1.      Bahasa di Brunei Darussalam
Sejak pertama turun dari pesawat dan mengurus beberapa hal atau dokumen di petugas imigrasi, aku merasa cukup nyaman. Setidaknya mereka masih berbicara Bahasa Melayu, bukan bahasa planet lain yang tidak kupahami. Mereka menanyakan ini dan itu pun bisa kujawab dengan baik dengan bahasa campur Indonesia-Inggris, bahasa yang masih familiar di telinga orang Indonesia.. Setelah keluar, Oh senangnya aku menemukan tulisan “Welcome to Universiti Brunei Darussalam” yang dibawa seorang perempuan berjilbab yang kukira dia seumuranku. Aku langsung menyambutnya dan menyalaminya. Aku juga langsung memperkenalkan namaku dan teman-temanku (fyi, aku berangkat bertiga dengan Arum Sekarini dan Yessy Listyani).

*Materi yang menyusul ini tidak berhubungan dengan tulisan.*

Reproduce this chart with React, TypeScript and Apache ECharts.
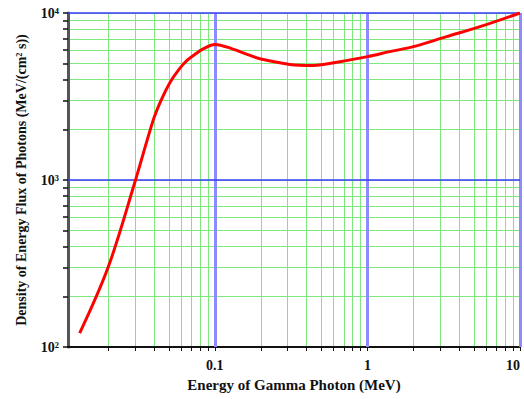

2.      Tidak ada macet, polusi, klakson kendaraan nyaring, dan motor!
Okay, mereka langsung membantuku mengangkat barang-barang ke mobil dan kami pergi bersama. Mereka bercerita panjang, lebar, dan kami berbincang dalam banyak topik. Salah satunya tentang kawan kami yang sangat menyukai laki-laki China hahaha. Kau tahu bagaimana reaksiku sewaktu berada di jalan? “Lhoh? Tak de motor? And there is no traffic jam here?” Mereka cuman ketawa dan bilang kalau motor adalah kendaraan yang berbahaya. Ada sih, cuman tidak banyak dan memang persepsi masyarakat sini tentang motor itu nggak bagus lah. Itulah sebabnya kenapa hampir semua orang di Brunei Darussalam naik kereta (mobil). Okey, ini berbeda sekali dengan di Indonesia. Di mana banyak sekali pengendara motor. Mulai anak SD, cabe-cabean, orang kantoran, anak kuliahan, emak-emak pasang sen kiri tapi belok kanan, ya begitulah. Dan, oh My God! Jalan di sini mulus tanpa macet. Beda banget kan sama di Indonesia,  terutama di Surabaya yang selalu penuh kendaraan berlalu lalang. Ya memang karena populasi di Brunei Darussalam nggak begitu banyak juga sih. Walaupun di sini nggak ada program KB kayak di Indonesia (tiap keluarga bisa punya 13 anak wew), tetapi penduduknya masih terbilang sedikit. Hal lain yang bikin aku salut adalah, mereka saling menghormati antar pengendara. Tidak ada klakson nyaring di mana-mana. Mereka lebih sering mengalah dengan pengendara lain..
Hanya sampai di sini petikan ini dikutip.